To ?   Fin février 1815 ?

[Fin février 1815 ?]

Mon cher ami, Je n'aurai pas le plaisir de vous voir aujourd'hui. Puissé-je l'avoir demain ! J'ai vu ce matin M. Rendu 1 qui regrettait beaucoup de n'avoir pu vous voir ce matin. Il en avait été empêché par les affaires les plus pressantes. Il m'a dit qu'il se proposait de vous voir demain samedi à 9 heures du matin. Peut-être aurai-je quelque inquiétude de moins quand vous aurez examiné ensemble ce qui convient dans ma position. N'en parlons pas ici ! M. Vincent m'a communiqué les notes que vous avez fait sur le préambule. J'ai vu qu'il n'y en avait point sur l'exposition même de l'ordre dans lequel se succèdent les premiers pas de l'intelligence. Ce sont celles-là surtout que j'attends avec une grande impatience.

Mais il faut d'abord que je vous dise ce que j'appelle le moi ; car, sans cela, nous ne nous entendrons jamais. Le moi dont j'ai parlé est toujours le moi que j'appelle phénoménal, c'est-à-dire une certaine perception intérieure que l'âme a de son existence distinctement de toutes ses modifications. Il est tout autre chose que l'âme elle-même, le moi nouménal, la substance pensante, autant que la sensation de rouge par exemple l'est du corps qui l'excite. Le moi comme je l'entends n'est pas l'âme, mais une de ses pensées ou plutôt une de ses perceptions distincte de toutes les autres.

Une sensation est l'âme modifiée. Ce sera, si vous voulez, le moi nouménal modifié, mais non pas le moi dont je parle qui est une autre modification de la même âme. Le mot de moi dont se sert Maine de Biran peut être tout à fait mal choisi ; mais je changerai le mot pourvu que vous reconnaissiez le fait de cette perception intérieure comme une des modifications de l'âme par laquelle elle se manifeste, comme les corps par les sensations qu'ils excitent.

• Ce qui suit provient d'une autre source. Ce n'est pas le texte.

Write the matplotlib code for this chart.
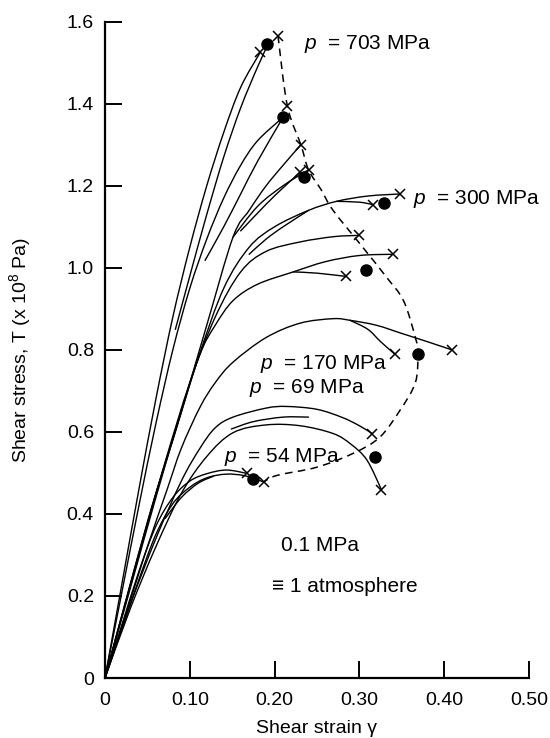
import matplotlib
matplotlib.use("Agg")
import matplotlib.pyplot as plt
from matplotlib.path import Path
from matplotlib.patches import PathPatch

plt.rcParams['font.family'] = ['Liberation Sans', 'DejaVu Sans']
plt.rcParams['mathtext.fontset'] = 'custom'
plt.rcParams['mathtext.it'] = 'Liberation Sans:italic'
plt.rcParams['mathtext.rm'] = 'Liberation Sans'

# ---------------- data ----------------
# each curve: strain (gamma) values and shear stress values (x 1e8 Pa)
c703a_x = [0, 0.02, 0.04, 0.06, 0.08, 0.10, 0.12, 0.14, 0.16, 0.183]
c703a_y = [0, 0.23, 0.46, 0.68, 0.88, 1.05, 1.20, 1.33, 1.44, 1.525]
c703b_x = [0.083, 0.10, 0.12, 0.14, 0.16, 0.18, 0.193]
c703b_y = [0.85, 0.98, 1.13, 1.27, 1.39, 1.49, 1.548]

c1370a_x = [0, 0.02, 0.04, 0.06, 0.08, 0.10, 0.12, 0.14, 0.16, 0.18, 0.21]
c1370a_y = [0, 0.21, 0.42, 0.62, 0.80, 0.95, 1.07, 1.17, 1.25, 1.31, 1.367]
c1370b_x = [0.118, 0.14, 0.16, 0.18, 0.21]
c1370b_y = [1.018, 1.10, 1.18, 1.26, 1.367]

c1300_x = [0, 0.03, 0.06, 0.09, 0.12, 0.151, 0.17, 0.19, 0.21, 0.231]
c1300_y = [0, 0.23, 0.45, 0.65, 0.86, 1.075, 1.14, 1.20, 1.25, 1.30]
c1239_x = [0.151, 0.18, 0.21, 0.24]
c1239_y = [1.075, 1.15, 1.20, 1.239]
c1233_x = [0.16, 0.19, 0.21, 0.23]
c1233_y = [1.09, 1.155, 1.195, 1.233]

c300_x = [0, 0.05, 0.08, 0.11, 0.14, 0.17, 0.20, 0.24, 0.273, 0.31, 0.348]
c300_y = [0, 0.38, 0.58, 0.78, 0.95, 1.05, 1.10, 1.14, 1.162, 1.175, 1.18]
c300b_x = [0.273, 0.30, 0.316]
c300b_y = [1.162, 1.16, 1.154]
c300c_x = [0.170, 0.19, 0.21, 0.24]
c300c_y = [1.033, 1.07, 1.10, 1.14]

c1079_x = [0, 0.04, 0.07, 0.10, 0.13, 0.16, 0.19, 0.23, 0.27, 0.299]
c1079_y = [0, 0.30, 0.52, 0.72, 0.88, 0.99, 1.04, 1.063, 1.076, 1.079]

c1033_x = [0, 0.03, 0.06, 0.09, 0.112, 0.13, 0.151, 0.18, 0.222, 0.26, 0.30, 0.34]
c1033_y = [0, 0.22, 0.44, 0.65, 0.79, 0.86, 0.92, 0.96, 0.99, 1.015, 1.03, 1.033]
c979_x = [0.222, 0.25, 0.284]
c979_y = [0.99, 0.987, 0.979]

c170_x = [0, 0.03, 0.05, 0.073, 0.09, 0.112, 0.13, 0.151, 0.19, 0.23, 0.269, 0.289,
          0.32, 0.35, 0.38, 0.409]
c170_y = [0, 0.19, 0.32, 0.458, 0.56, 0.66, 0.72, 0.77, 0.83, 0.865, 0.876, 0.872,
          0.86, 0.84, 0.82, 0.80]
c170b_x = [0.289, 0.31, 0.325, 0.342]
c170b_y = [0.872, 0.85, 0.82, 0.789]

c69a_x = [0, 0.03, 0.06, 0.09, 0.112, 0.13, 0.151, 0.19, 0.214, 0.25, 0.28, 0.30, 0.315]
c69a_y = [0, 0.18, 0.34, 0.48, 0.56, 0.61, 0.636, 0.658, 0.662, 0.655, 0.635, 0.615, 0.596]
c69b_x = [0, 0.03, 0.06, 0.09, 0.12, 0.151, 0.19, 0.23, 0.269, 0.29, 0.309, 0.326]
c69b_y = [0, 0.17, 0.32, 0.45, 0.54, 0.598, 0.617, 0.615, 0.596, 0.57, 0.531, 0.459]
c69c_x = [0.149, 0.175, 0.21, 0.24]
c69c_y = [0.607, 0.625, 0.636, 0.636]

c54a_x = [0, 0.02, 0.04, 0.06, 0.08, 0.10, 0.12, 0.143, 0.167]
c54a_y = [0, 0.13, 0.26, 0.37, 0.44, 0.48, 0.498, 0.507, 0.499]
c54b_x = [0, 0.02, 0.04, 0.06, 0.08, 0.10, 0.12, 0.143, 0.165, 0.187]
c54b_y = [0, 0.12, 0.24, 0.35, 0.425, 0.465, 0.488, 0.497, 0.493, 0.478]
c54c_x = [0.071, 0.09, 0.11, 0.128]
c54c_y = [0.389, 0.44, 0.475, 0.492]

curves = [
    (c703a_x, c703a_y), (c703b_x, c703b_y),
    (c1370a_x, c1370a_y), (c1370b_x, c1370b_y),
    (c1300_x, c1300_y), (c1239_x, c1239_y), (c1233_x, c1233_y),
    (c300_x, c300_y), (c300b_x, c300b_y), (c300c_x, c300c_y),
    (c1079_x, c1079_y), (c1033_x, c1033_y), (c979_x, c979_y),
    (c170_x, c170_y), (c170b_x, c170b_y),
    (c69a_x, c69a_y), (c69b_x, c69b_y), (c69c_x, c69c_y),
    (c54a_x, c54a_y), (c54b_x, c54b_y), (c54c_x, c54c_y),
]

# dashed envelope of fracture points
env_x = [0.204, 0.215, 0.231, 0.240, 0.255, 0.269, 0.304, 0.332, 0.352, 0.366, 0.369,
         0.366, 0.348, 0.324, 0.293, 0.25, 0.203, 0.187]
env_y = [1.566, 1.395, 1.30, 1.239, 1.19, 1.14, 1.05, 0.977, 0.92, 0.83, 0.79,
         0.72, 0.653, 0.587, 0.548, 0.514, 0.494, 0.478]

# fracture points (crosses) and averages (dots)
cross_x = [0.204, 0.183, 0.215, 0.231, 0.240, 0.230, 0.348, 0.316, 0.299, 0.340, 0.284,
           0.342, 0.409, 0.315, 0.326, 0.167, 0.187]
cross_y = [1.566, 1.525, 1.395, 1.30, 1.239, 1.233, 1.18, 1.154, 1.079, 1.033, 0.979,
           0.789, 0.799, 0.596, 0.459, 0.499, 0.478]
dot_x = [0.191, 0.210, 0.235, 0.329, 0.308, 0.369, 0.318, 0.175]
dot_y = [1.546, 1.367, 1.221, 1.158, 0.994, 0.789, 0.539, 0.486]

x_ticks = [0, 0.10, 0.20, 0.30, 0.40, 0.50]
x_ticklabels = ["0", "0.10", "0.20", "0.30", "0.40", "0.50"]
y_ticks = [0, 0.2, 0.4, 0.6, 0.8, 1.0, 1.2, 1.4, 1.6]
y_ticklabels = ["0", "0.2", "0.4", "0.6", "0.8", "1.0", "1.2", "1.4", "1.6"]

labels_text = ["$p$  = 703 MPa", "$p$  = 300 MPa", "$p$  = 170 MPa", "$p$  = 69 MPa",
               "$p$  = 54 MPa"]
labels_x = [0.235, 0.363, 0.183, 0.170, 0.140]
labels_y = [1.546, 1.168, 0.766, 0.706, 0.539]


def smooth_patch(xs, ys, **kw):
    """Smooth curve through the given points (Catmull-Rom drawn as Bezier)."""
    pts = list(zip(xs, ys))
    n = len(pts)
    verts = [pts[0]]
    codes = [Path.MOVETO]
    for i in range(n - 1):
        p0 = pts[i - 1] if i > 0 else pts[i]
        p1 = pts[i]
        p2 = pts[i + 1]
        p3 = pts[i + 2] if i + 2 < n else pts[i + 1]
        c1 = (p1[0] + (p2[0] - p0[0]) / 6.0, p1[1] + (p2[1] - p0[1]) / 6.0)
        c2 = (p2[0] - (p3[0] - p1[0]) / 6.0, p2[1] - (p3[1] - p1[1]) / 6.0)
        verts += [c1, c2, p2]
        codes += [Path.CURVE4, Path.CURVE4, Path.CURVE4]
    return PathPatch(Path(verts, codes), fill=False, **kw)


# ---------------- drawing ----------------
fig = plt.figure(figsize=(5.5, 7.38), dpi=100)
ax = fig.add_axes([0.1909, 0.0813, 0.7709, 0.8893])

for cx, cy in curves:
    ax.add_patch(smooth_patch(cx, cy, edgecolor='black', lw=1.0, capstyle='round'))

ax.add_patch(smooth_patch(env_x, env_y, edgecolor='black', lw=1.1,
                          linestyle=(0, (5, 3.5))))
ax.plot(cross_x, cross_y, linestyle='none', marker='x', color='black',
        markersize=7, markeredgewidth=1.1)
ax.plot(dot_x, dot_y, linestyle='none', marker='o', color='black', markersize=8)

for t, lx, ly in zip(labels_text, labels_x, labels_y):
    ax.text(lx, ly, t, fontsize=15, ha='left', va='center')

ax.text(0.254, 0.324, "0.1 MPa", fontsize=15, ha='center', va='center')
ax.text(0.283, 0.222, "\u2261 1 atmosphere", fontsize=15, ha='center', va='center')

ax.set_xlim(0, 0.5)
ax.set_ylim(0, 1.6)
ax.set_xticks(x_ticks)
ax.set_xticklabels(x_ticklabels)
ax.set_yticks(y_ticks)
ax.set_yticklabels(y_ticklabels)
ax.tick_params(direction='in', length=12, width=1.4, labelsize=14)
ax.tick_params(axis='x', pad=10)
ax.tick_params(axis='y', pad=8)
for s in ['top', 'right']:
    ax.spines[s].set_visible(False)
for s in ['left', 'bottom']:
    ax.spines[s].set_linewidth(1.6)

ax.set_xlabel("Shear strain \u03b3", fontsize=14, labelpad=8)
ax.set_ylabel("Shear stress, T (x 10$^{8}$ Pa)", fontsize=14, labelpad=24)

fig.savefig("out.png", dpi=100)
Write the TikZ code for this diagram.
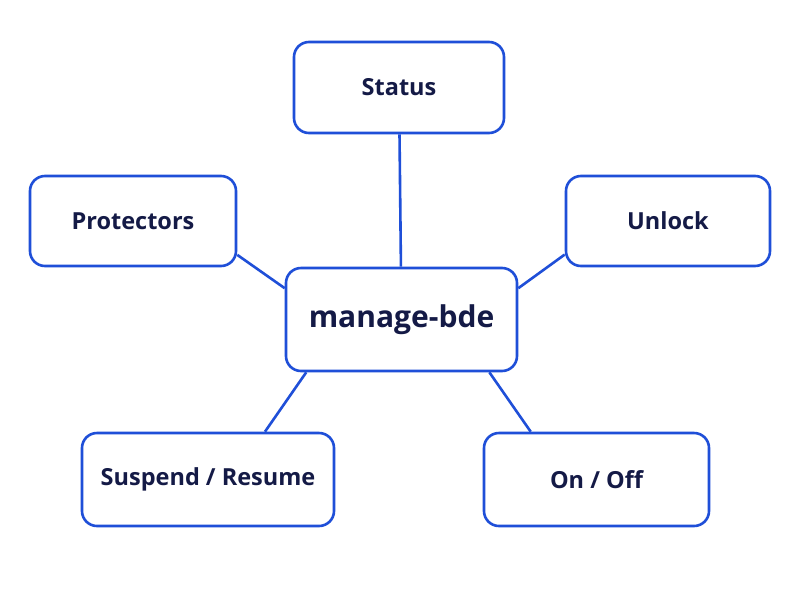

En changeant ce mot, vous ne trouverez plus étrange que j'admette que l'âme peut éprouver d'autres modifications avant celle-là ; que je dise : L'âme, sans se sentir encore elle-même, comme elle ne voit pas l’œil par lequel elle voit tout, est modifiée en diverses sensations mêmes complexes et dont elle distingue mécaniquement les divers éléments dans ce dernier cas, avant de créer en elle cette nouvelle modification que je nomme moi par son action.

Je n'emploie aussi l'épithète d'existence que quand la sensation est jugée nous venir d'une chose existante par elle-même et tout à fait différente de cette sensation. Aussi trouverez-vous, dans l'explication qui suit, qu'à l'instant où le moi naît (j'ai voulu dire à l'instant où l'âme reçoit pour la première fois cette modification que je nomme ainsi parce que c'est par elle qu'elle sent sa puissance et se distingue de ses sensations, images, etc.), qu'à cet instant, dis-je, les sensations, images, etc. préexistantes devenaient alors un non moi, mais non pas existant indépendamment, non pas étant attribuées à des existences permanentes extérieures, autrement dit des substances.

En changeant à votre gré ces deux mots de moi et d'existence, la suite de mes idées vous paraîtra peut-être moins paradoxale. Mais c'est assez de verbiage et j'aurais bien mieux fait de remplir ces pages des sentiments de mon cœur que des systèmes de mon esprit. Mais vous les sentez sans que je les exprime, n'est-ce pas, mon ami ?

(2) M. Rendu, inspecteur général, compagnon d'Ampère dans ses inspections, notamment en 1816, où Ampère l'attendit à Bordeaux en travaillant à sa psychologie, en 1817 et en 1818.